Ottawa, ON – Last week, Mark Carney told a room filled with the next generation that “your future will not be the same as my past,” which “was a time of optimism, of hope, and of promise.” He brutally declared that his budget would demand “sacrifices” from young Canadians.

After 10 years, this generation has sacrificed enough.

Homeownership

Young Canadians are the first generation that has been unable to afford homeownership. 88 per cent of renters believe owning a home is out of reach. Half of millennials and two-thirds of Gen Z have considered delaying starting a family because they can’t afford a suitable home.

That’s because home prices have risen 32 per cent faster than incomes in Canada since the Liberals took office, turning Canada into the most unaffordable housing market in the G7. Home ownership now costs 53.6 per cent of the median household income; 89.2 per cent in Vancouver and 66.4 per cent in Toronto. Carney’s own housing agency says Canadians shouldn’t spend more than 32 per cent.

In our largest cities, the price of an average home is now 13.5 times the median income in Vancouver and 10.4 times in Toronto. In those two cities, it now takes a minimum income of $232,700 in Vancouver and $198,030 in Toronto to buy the average home.

Just as the ladder of homeownership was being pulled up in front of youth, the bottom fell out. New housing sales in our major cities – the leading indicator of housing construction – have collapsed by more than half in the first three quarters of 2025 compared to 2024, and dropped 74 per cent compared to a ten-year average.

This is the new housing crisis: buyers still can’t afford to buy, while builders can’t afford to build. As homebuilders can’t afford to build new homes, workers are getting laid off, with the Canadian Homebuilders Association reporting that 41 per cent of builders surveyed are laying off workers, while in Ontario, that number is 64 per cent. 

Employment

It’s not just builders who are being put out of work. Youth are facing an unemployment crisis with more than 460,000 young Canadians (those between 15 and 24) out of work.
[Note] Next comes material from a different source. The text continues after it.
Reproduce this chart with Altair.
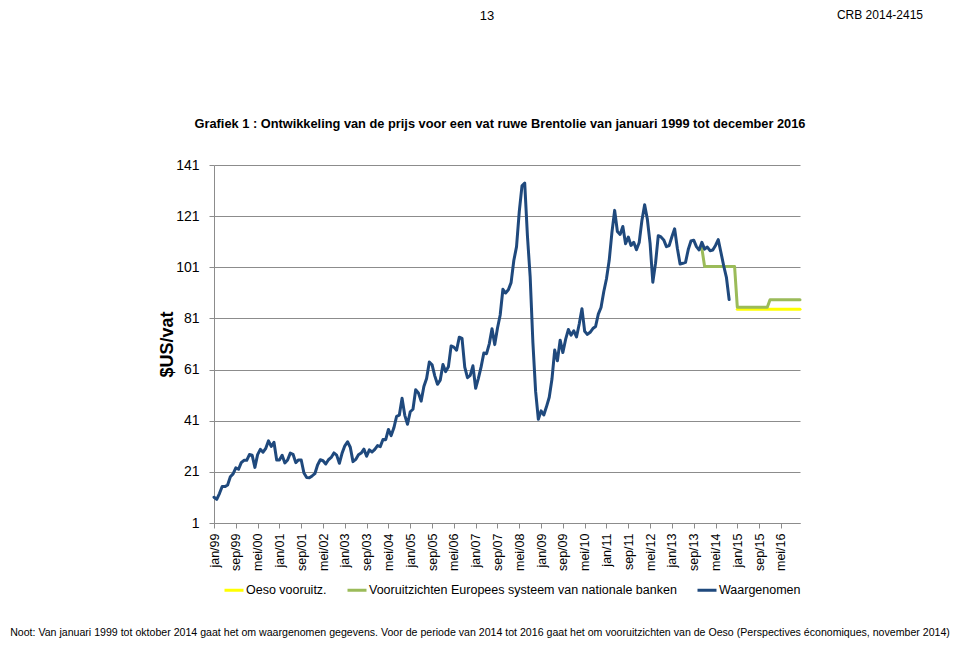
import altair as alt
import pandas as pd

FONT = "Liberation Sans, Arial, sans-serif"

# x-axis tick labels (every 8 months from jan/99)
tick_labels = ["jan/99", "sep/99", "mei/00", "jan/01", "sep/01", "mei/02", "jan/03",
               "sep/03", "mei/04", "jan/05", "sep/05", "mei/06", "jan/07", "sep/07",
               "mei/08", "jan/09", "sep/09", "mei/10", "jan/11", "sep/11", "mei/12",
               "jan/13", "sep/13", "mei/14", "jan/15", "sep/15", "mei/16"]

# Observed monthly Brent price ($US/vat), jan 1999 - okt 2014
obs_1999 = [11.08, 10.27, 12.51, 15.29, 15.23, 15.86, 19.08, 20.22, 22.54, 22.01, 24.59, 25.50]
obs_2000 = [25.51, 27.78, 27.49, 22.76, 27.74, 29.80, 28.68, 30.20, 33.14, 30.96, 32.55, 25.66]
obs_2001 = [25.62, 27.50, 24.50, 25.66, 28.31, 27.85, 24.61, 25.68, 25.62, 20.54, 18.80, 18.71]
obs_2002 = [19.42, 20.28, 23.70, 25.73, 25.35, 24.08, 25.74, 26.65, 28.40, 27.54, 24.34, 28.33]
obs_2003 = [31.18, 32.77, 30.61, 25.00, 25.86, 27.65, 28.35, 29.89, 27.11, 29.61, 28.75, 29.81]
obs_2004 = [31.28, 30.86, 33.63, 33.59, 37.57, 35.18, 38.22, 42.74, 43.20, 49.78, 43.11, 39.60]
obs_2005 = [44.51, 45.48, 53.10, 51.88, 48.65, 54.35, 57.52, 63.98, 62.91, 58.54, 55.24, 56.86]
obs_2006 = [62.99, 60.21, 62.06, 70.26, 69.78, 68.56, 73.67, 73.23, 61.96, 57.81, 58.76, 62.47]
obs_2007 = [53.68, 57.56, 62.05, 67.49, 67.21, 71.05, 76.93, 70.76, 77.17, 82.34, 92.41, 90.93]
obs_2008 = [92.18, 94.99, 103.64, 109.07, 122.80, 132.83, 133.90, 113.24, 97.23, 71.58, 52.45, 41.58]
obs_2009 = [44.86, 43.24, 46.54, 50.18, 57.30, 68.61, 64.44, 72.51, 67.65, 72.77, 76.66, 74.46]
obs_2010 = [76.17, 73.75, 78.83, 84.82, 75.95, 74.76, 75.58, 77.04, 77.84, 82.67, 85.28, 91.45]
obs_2011 = [96.52, 103.72, 114.64, 123.26, 114.99, 113.83, 116.97, 110.22, 112.83, 109.55, 110.77, 107.87]
obs_2012 = [110.69, 119.33, 125.45, 119.75, 110.34, 95.16, 102.62, 113.36, 112.86, 111.71, 109.06, 109.49]
obs_2013 = [112.96, 116.05, 108.47, 102.25, 102.56, 102.92, 107.93, 111.28, 111.60, 109.08, 107.79, 110.76]
obs_2014 = [108.12, 108.90, 107.48, 107.76, 109.54, 111.80, 106.77, 101.61, 97.09, 88.40]

# Forecasts (annual levels)
escb_dec2013 = 108.4
escb_years = [2014, 2015, 2016]
escb_annual = [101.3, 85.4, 88.3]
oeso_years = [2015, 2016]
oeso_annual = [84.6, 84.6]

series = ["Oeso vooruitz.", "Vooruitzichten Europees systeem van nationale banken", "Waargenomen"]
colors = ["#FFFF00", "#9BBB59", "#1F497D"]

observed = (obs_1999 + obs_2000 + obs_2001 + obs_2002 + obs_2003 + obs_2004 + obs_2005 +
            obs_2006 + obs_2007 + obs_2008 + obs_2009 + obs_2010 + obs_2011 + obs_2012 +
            obs_2013 + obs_2014)

rows = []
for i, v in enumerate(observed):
    rows.append({"m": i, "v": v, "s": series[2]})
rows.append({"m": (2013 - 1999) * 12 + 11, "v": escb_dec2013, "s": series[1]})
for yr, val in zip(escb_years, escb_annual):
    for k in range(12):
        rows.append({"m": (yr - 1999) * 12 + k, "v": val, "s": series[1]})
for yr, val in zip(oeso_years, oeso_annual):
    for k in range(12):
        rows.append({"m": (yr - 1999) * 12 + k, "v": val, "s": series[0]})
df = pd.DataFrame(rows)

label_expr = "[" + ",".join("'%s'" % t for t in tick_labels) + "][round(datum.value/8)]"

xenc = alt.X("m:Q",
             scale=alt.Scale(domain=[0, 215], nice=False, zero=False),
             axis=alt.Axis(values=list(range(0, 209, 8)), labelExpr=label_expr,
                           labelAngle=270, labelAlign="right", labelBaseline="middle",
                           labelFontSize=12.5, labelFont=FONT, labelColor="black",
                           labelPadding=5, labelOverlap=False, labelFlush=False,
                           tickSize=5, tickColor="#8c8c8c", domainColor="#8c8c8c",
                           grid=False, title=None))
yenc = alt.Y("v:Q",
             scale=alt.Scale(domain=[1, 141], nice=False, zero=False),
             axis=alt.Axis(values=list(range(1, 142, 20)), grid=True, gridColor="#8c8c8c",
                           domainColor="#8c8c8c", tickColor="#8c8c8c", tickSize=5,
                           labelPadding=10, labelFontSize=14, labelFont=FONT,
                           labelColor="black", title="$US/vat", titleFont=FONT,
                           titleFontSize=18, titleFontWeight="bold", titleColor="black",
                           titleAngle=270, titleX=-47, titleY=179,
                           titleAlign="center", titleBaseline="middle"))
cenc = alt.Color("s:N",
                 scale=alt.Scale(domain=series, range=colors),
                 legend=alt.Legend(orient="none", legendX=9, legendY=414,
                                   direction="horizontal", symbolType="stroke",
                                   symbolSize=361, symbolStrokeWidth=3,
                                   labelFontSize=12.5, labelFont=FONT, labelColor="black",
                                   columnPadding=14, labelOffset=1, title=None,
                                   padding=0, labelLimit=500))

def line_layer(name):
    return (alt.Chart(df).transform_filter(alt.datum.s == name)
            .mark_line(strokeWidth=3, strokeJoin="round", strokeCap="round")
            .encode(x=xenc, y=yenc, color=cenc))

def text_layer(txt, x, y, size=14, weight="normal", align="center", baseline="middle"):
    return (alt.Chart(pd.DataFrame({"t": [txt]}))
            .mark_text(font=FONT, fontSize=size, fontWeight=weight, align=align,
                       baseline=baseline, color="black")
            .encode(text="t:N", x=alt.value(x), y=alt.value(y)))

title_txt = "Grafiek 1 : Ontwikkeling van de prijs voor een vat ruwe Brentolie van januari 1999 tot december 2016"
note_txt = ("Noot: Van januari 1999 tot oktober 2014 gaat het om waargenomen gegevens. Voor de periode van "
            "2014 tot 2016 gaat het om vooruitzichten van de Oeso (Perspectives économiques, november 2014)")

chart = alt.layer(
    line_layer(series[0]),
    line_layer(series[1]),
    line_layer(series[2]),
    text_layer("13", 273, -155, size=13, baseline="top"),
    text_layer("CRB 2014-2415", 709, -155, size=12, align="right", baseline="top"),
    text_layer(title_txt, 286, -41, size=12.8, weight="bold"),
    text_layer(note_txt, 266, 468, size=10.6),
).properties(
    width=586, height=358,
    padding={"left": 206, "top": 157, "right": 152, "bottom": 115},
    autosize=alt.AutoSizeParams(type="none"),
).configure_view(strokeWidth=0)

chart.save("out.html", embed_options={"renderer": "svg", "actions": False})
The youth unemployment rate rose to 14.7 per cent in September 2025, an increase from 13.7 per cent in March and the highest since September 2010 (outside the pandemic).

report from Desjardins confirmed what Canadians have long known: the Liberals’ massive increase in non-permanent residents, including temporary foreign workers, created a “deluge of available labour” that “well outpaced demand, putting upward pressure on the youth unemployment rate.”

What’s even worse is that the youth employment rate fell to 53.6 per cent in July 2025, its lowest since November 1998 (excluding pandemic years). It rose, but only slightly, to 53.8 per cent in September, as youth are not only not getting hired, but giving up on searching for jobs.

That’s after searching during the worst summer for student jobs since the Great Recession (excluding the pandemic). From May to August 2025, the unemployment rate for returning students averaged 17.9 per cent, its highest since 2009. These jobs used to allow youth to pay for tuition, groceries and rent when they went back to school.

Cost of Living

As their savings dried up, their costs were driven up. Grocery prices shot up 4 per cent year-over-year in September, double the Bank of Canada’s target. Fresh and frozen beef rose 14 per cent year-over-year, while meat overall increased 6.6 per cent.

While Canadians have been paying more at the grocery store, rents also surged 4.8 per cent across Canada year-over-year. 49 per cent of those aged 18 to 24 are now spending over half their income on rent, despite having the weakest budgets. Only 22 per cent of renters are paying 30 per cent or less of their incomes on rent.

Getting squeezed by prices at the grocery store and on a place to live has pushed a record number of people to food banks. Food Banks Canada reports that 2,165,766 million visits were made in March, the highest in Canadian historyNearly 712,000 of those visits were made by children, who now make up one-third of food bank clients.

Even those with full-time jobs are lining up, with nearly one in five visitors being employed but still unable to afford food. The report found “employment is no longer a reliable buffer against poverty”, and Canada is becoming “a country where hunger is normalized”.

One food bank user said that “the reliance on food banks is no longer short-term or crisis-based for many — it has become an ongoing necessity to survive.” They aren’t the only ones: almost 60 percent of Canadians aged 18 to 44 worry about being able to keep up with the cost of housing.

Young people shouldn’t have to live like this, but Canadians can change it. Conservatives will turn the hurt of the last decade into hope for the future.